Dataset section>
● ● ● ● ● ● ●

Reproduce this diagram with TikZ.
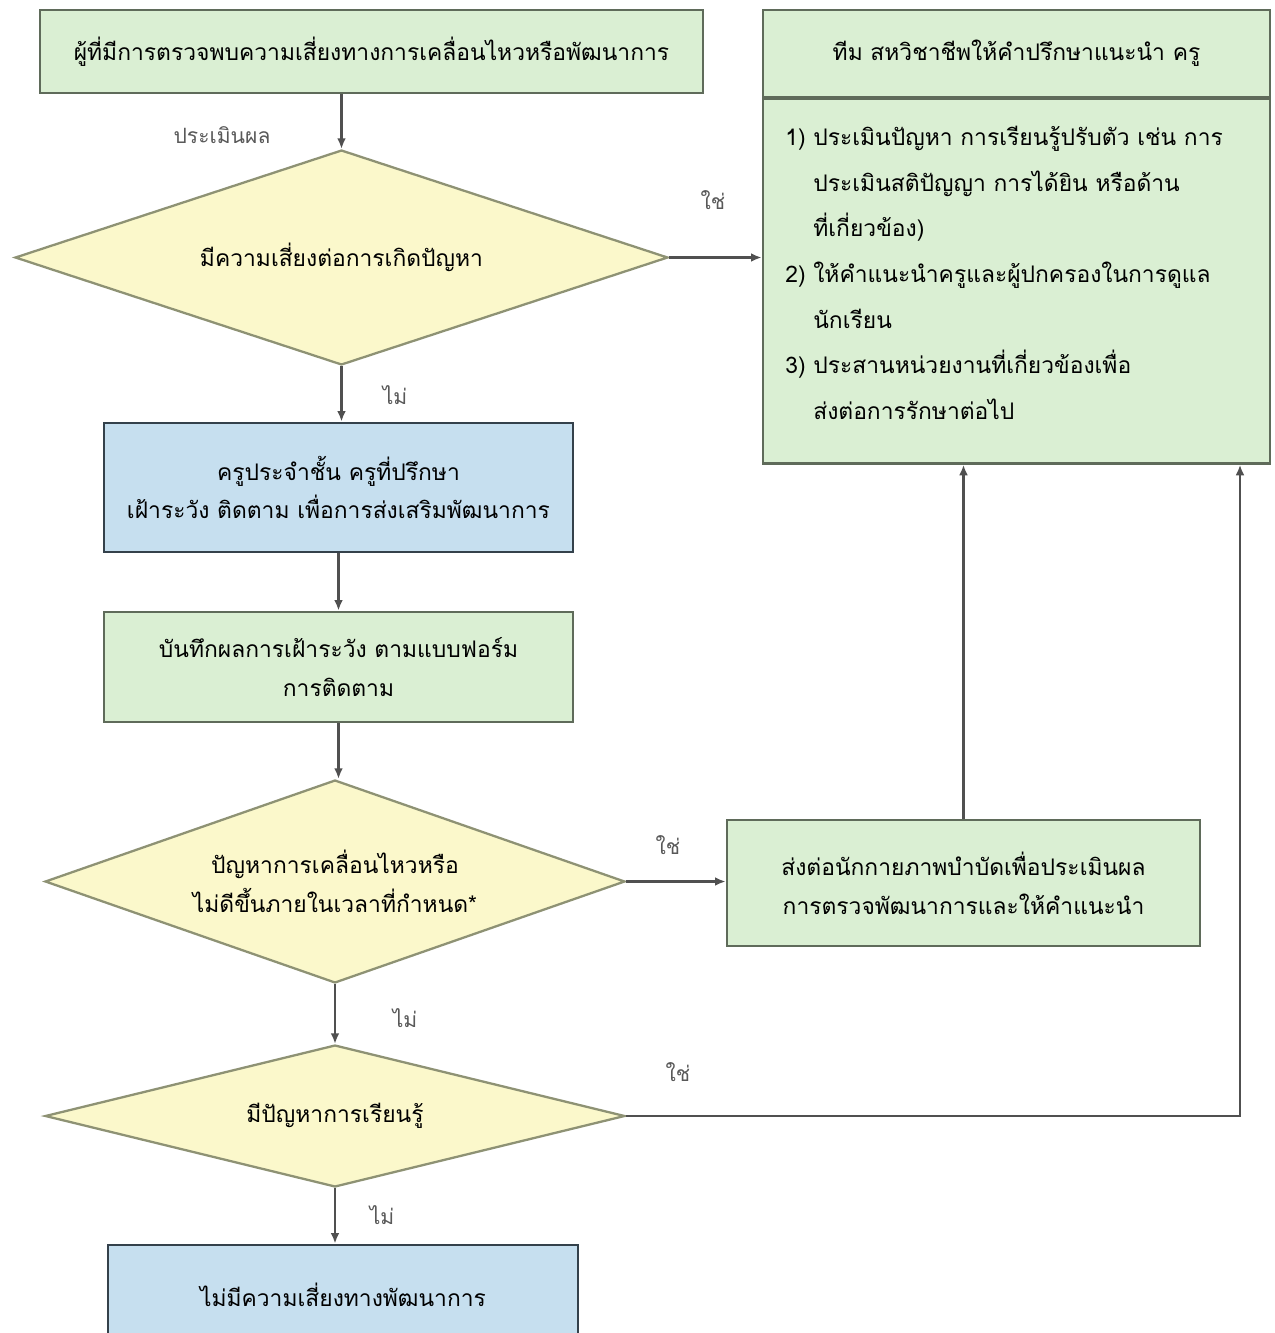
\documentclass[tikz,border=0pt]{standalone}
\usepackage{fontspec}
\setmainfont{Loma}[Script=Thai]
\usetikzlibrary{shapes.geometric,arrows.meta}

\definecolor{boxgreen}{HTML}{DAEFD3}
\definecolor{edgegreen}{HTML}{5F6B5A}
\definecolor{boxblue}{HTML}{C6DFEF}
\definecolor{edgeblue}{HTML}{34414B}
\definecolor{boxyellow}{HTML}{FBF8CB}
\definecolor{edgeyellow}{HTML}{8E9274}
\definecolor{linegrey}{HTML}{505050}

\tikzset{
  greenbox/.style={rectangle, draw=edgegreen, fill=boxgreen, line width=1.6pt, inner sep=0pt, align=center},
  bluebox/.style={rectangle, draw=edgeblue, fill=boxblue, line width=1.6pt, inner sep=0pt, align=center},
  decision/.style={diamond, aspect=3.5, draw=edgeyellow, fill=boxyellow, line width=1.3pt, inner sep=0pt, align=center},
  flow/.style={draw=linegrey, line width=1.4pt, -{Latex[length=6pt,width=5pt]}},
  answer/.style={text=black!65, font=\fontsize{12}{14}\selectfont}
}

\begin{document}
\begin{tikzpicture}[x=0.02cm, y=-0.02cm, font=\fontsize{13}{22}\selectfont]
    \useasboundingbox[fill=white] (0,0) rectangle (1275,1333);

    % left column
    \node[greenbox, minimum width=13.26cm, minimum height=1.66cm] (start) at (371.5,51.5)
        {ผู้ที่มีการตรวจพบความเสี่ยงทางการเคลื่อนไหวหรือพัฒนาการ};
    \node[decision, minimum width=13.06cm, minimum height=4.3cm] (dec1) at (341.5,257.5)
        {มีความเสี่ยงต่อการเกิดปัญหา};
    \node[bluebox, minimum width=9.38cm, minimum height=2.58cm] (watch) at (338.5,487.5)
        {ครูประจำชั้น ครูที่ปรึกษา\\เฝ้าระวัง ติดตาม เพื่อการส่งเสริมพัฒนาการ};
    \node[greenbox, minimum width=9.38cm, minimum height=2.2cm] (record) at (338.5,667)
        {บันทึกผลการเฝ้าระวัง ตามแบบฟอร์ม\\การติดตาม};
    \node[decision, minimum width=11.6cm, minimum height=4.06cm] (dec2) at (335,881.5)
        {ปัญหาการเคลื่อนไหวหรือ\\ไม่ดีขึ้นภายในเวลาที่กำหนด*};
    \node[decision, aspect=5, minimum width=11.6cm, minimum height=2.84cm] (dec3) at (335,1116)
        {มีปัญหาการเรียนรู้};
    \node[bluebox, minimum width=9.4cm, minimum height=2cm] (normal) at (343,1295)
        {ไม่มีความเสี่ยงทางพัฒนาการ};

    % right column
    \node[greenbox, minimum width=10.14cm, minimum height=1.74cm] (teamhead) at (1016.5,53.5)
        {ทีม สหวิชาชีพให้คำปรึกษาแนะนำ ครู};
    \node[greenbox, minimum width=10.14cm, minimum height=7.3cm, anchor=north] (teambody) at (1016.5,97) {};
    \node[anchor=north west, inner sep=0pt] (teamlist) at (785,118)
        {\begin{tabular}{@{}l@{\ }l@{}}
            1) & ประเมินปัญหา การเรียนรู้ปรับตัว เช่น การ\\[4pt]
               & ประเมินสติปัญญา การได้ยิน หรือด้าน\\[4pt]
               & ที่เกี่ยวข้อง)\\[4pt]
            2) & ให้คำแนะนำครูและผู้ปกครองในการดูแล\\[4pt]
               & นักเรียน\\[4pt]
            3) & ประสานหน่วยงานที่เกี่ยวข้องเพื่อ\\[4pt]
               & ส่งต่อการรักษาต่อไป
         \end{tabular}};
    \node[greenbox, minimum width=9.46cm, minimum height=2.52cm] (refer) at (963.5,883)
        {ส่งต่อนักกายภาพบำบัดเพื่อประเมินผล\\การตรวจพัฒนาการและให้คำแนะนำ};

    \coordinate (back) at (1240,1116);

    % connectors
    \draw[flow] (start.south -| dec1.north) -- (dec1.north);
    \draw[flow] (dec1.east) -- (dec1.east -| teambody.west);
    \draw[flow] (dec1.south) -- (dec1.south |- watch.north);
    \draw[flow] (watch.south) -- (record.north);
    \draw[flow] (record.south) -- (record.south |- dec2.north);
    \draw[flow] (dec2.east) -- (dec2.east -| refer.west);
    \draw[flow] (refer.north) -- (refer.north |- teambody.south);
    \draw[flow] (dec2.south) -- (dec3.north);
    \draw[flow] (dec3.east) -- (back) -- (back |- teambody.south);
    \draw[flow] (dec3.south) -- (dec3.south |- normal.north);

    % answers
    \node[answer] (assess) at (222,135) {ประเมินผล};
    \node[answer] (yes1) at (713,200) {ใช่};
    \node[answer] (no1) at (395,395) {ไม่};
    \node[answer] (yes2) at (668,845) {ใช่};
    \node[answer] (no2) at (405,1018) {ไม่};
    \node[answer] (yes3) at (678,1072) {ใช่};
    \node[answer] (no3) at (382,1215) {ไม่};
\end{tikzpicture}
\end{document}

● ● ● ● ● ● ●

What is required> Please write out all of the material above without changing a word, and omit any pictures.

Exercise output>
Reproduce this diagram with TikZ.
\documentclass[tikz,border=0pt]{standalone}
\usepackage{fontspec}
\setmainfont{Loma}[Script=Thai]
\usetikzlibrary{shapes.geometric,arrows.meta}

\definecolor{boxgreen}{HTML}{DAEFD3}
\definecolor{edgegreen}{HTML}{5F6B5A}
\definecolor{boxblue}{HTML}{C6DFEF}
\definecolor{edgeblue}{HTML}{34414B}
\definecolor{boxyellow}{HTML}{FBF8CB}
\definecolor{edgeyellow}{HTML}{8E9274}
\definecolor{linegrey}{HTML}{505050}

\tikzset{
  greenbox/.style={rectangle, draw=edgegreen, fill=boxgreen, line width=1.6pt, inner sep=0pt, align=center},
  bluebox/.style={rectangle, draw=edgeblue, fill=boxblue, line width=1.6pt, inner sep=0pt, align=center},
  decision/.style={diamond, aspect=3.5, draw=edgeyellow, fill=boxyellow, line width=1.3pt, inner sep=0pt, align=center},
  flow/.style={draw=linegrey, line width=1.4pt, -{Latex[length=6pt,width=5pt]}},
  answer/.style={text=black!65, font=\fontsize{12}{14}\selectfont}
}

\begin{document}
\begin{tikzpicture}[x=0.02cm, y=-0.02cm, font=\fontsize{13}{22}\selectfont]
    \useasboundingbox[fill=white] (0,0) rectangle (1275,1333);

    % left column
    \node[greenbox, minimum width=13.26cm, minimum height=1.66cm] (start) at (371.5,51.5)
        {ผู้ที่มีการตรวจพบความเสี่ยงทางการเคลื่อนไหวหรือพัฒนาการ};
    \node[decision, minimum width=13.06cm, minimum height=4.3cm] (dec1) at (341.5,257.5)
        {มีความเสี่ยงต่อการเกิดปัญหา};
    \node[bluebox, minimum width=9.38cm, minimum height=2.58cm] (watch) at (338.5,487.5)
        {ครูประจำชั้น ครูที่ปรึกษา\\เฝ้าระวัง ติดตาม เพื่อการส่งเสริมพัฒนาการ};
    \node[greenbox, minimum width=9.38cm, minimum height=2.2cm] (record) at (338.5,667)
        {บันทึกผลการเฝ้าระวัง ตามแบบฟอร์ม\\การติดตาม};
    \node[decision, minimum width=11.6cm, minimum height=4.06cm] (dec2) at (335,881.5)
        {ปัญหาการเคลื่อนไหวหรือ\\ไม่ดีขึ้นภายในเวลาที่กำหนด*};
    \node[decision, aspect=5, minimum width=11.6cm, minimum height=2.84cm] (dec3) at (335,1116)
        {มีปัญหาการเรียนรู้};
    \node[bluebox, minimum width=9.4cm, minimum height=2cm] (normal) at (343,1295)
        {ไม่มีความเสี่ยงทางพัฒนาการ};

    % right column
    \node[greenbox, minimum width=10.14cm, minimum height=1.74cm] (teamhead) at (1016.5,53.5)
        {ทีม สหวิชาชีพให้คำปรึกษาแนะนำ ครู};
    \node[greenbox, minimum width=10.14cm, minimum height=7.3cm, anchor=north] (teambody) at (1016.5,97) {};
    \node[anchor=north west, inner sep=0pt] (teamlist) at (785,118)
        {\begin{tabular}{@{}l@{\ }l@{}}
            1) & ประเมินปัญหา การเรียนรู้ปรับตัว เช่น การ\\[4pt]
               & ประเมินสติปัญญา การได้ยิน หรือด้าน\\[4pt]
               & ที่เกี่ยวข้อง)\\[4pt]
            2) & ให้คำแนะนำครูและผู้ปกครองในการดูแล\\[4pt]
               & นักเรียน\\[4pt]
            3) & ประสานหน่วยงานที่เกี่ยวข้องเพื่อ\\[4pt]
               & ส่งต่อการรักษาต่อไป
         \end{tabular}};
    \node[greenbox, minimum width=9.46cm, minimum height=2.52cm] (refer) at (963.5,883)
        {ส่งต่อนักกายภาพบำบัดเพื่อประเมินผล\\การตรวจพัฒนาการและให้คำแนะนำ};

    \coordinate (back) at (1240,1116);

    % connectors
    \draw[flow] (start.south -| dec1.north) -- (dec1.north);
    \draw[flow] (dec1.east) -- (dec1.east -| teambody.west);
    \draw[flow] (dec1.south) -- (dec1.south |- watch.north);
    \draw[flow] (watch.south) -- (record.north);
    \draw[flow] (record.south) -- (record.south |- dec2.north);
    \draw[flow] (dec2.east) -- (dec2.east -| refer.west);
    \draw[flow] (refer.north) -- (refer.north |- teambody.south);
    \draw[flow] (dec2.south) -- (dec3.north);
    \draw[flow] (dec3.east) -- (back) -- (back |- teambody.south);
    \draw[flow] (dec3.south) -- (dec3.south |- normal.north);

    % answers
    \node[answer] (assess) at (222,135) {ประเมินผล};
    \node[answer] (yes1) at (713,200) {ใช่};
    \node[answer] (no1) at (395,395) {ไม่};
    \node[answer] (yes2) at (668,845) {ใช่};
    \node[answer] (no2) at (405,1018) {ไม่};
    \node[answer] (yes3) at (678,1072) {ใช่};
    \node[answer] (no3) at (382,1215) {ไม่};
\end{tikzpicture}
\end{document}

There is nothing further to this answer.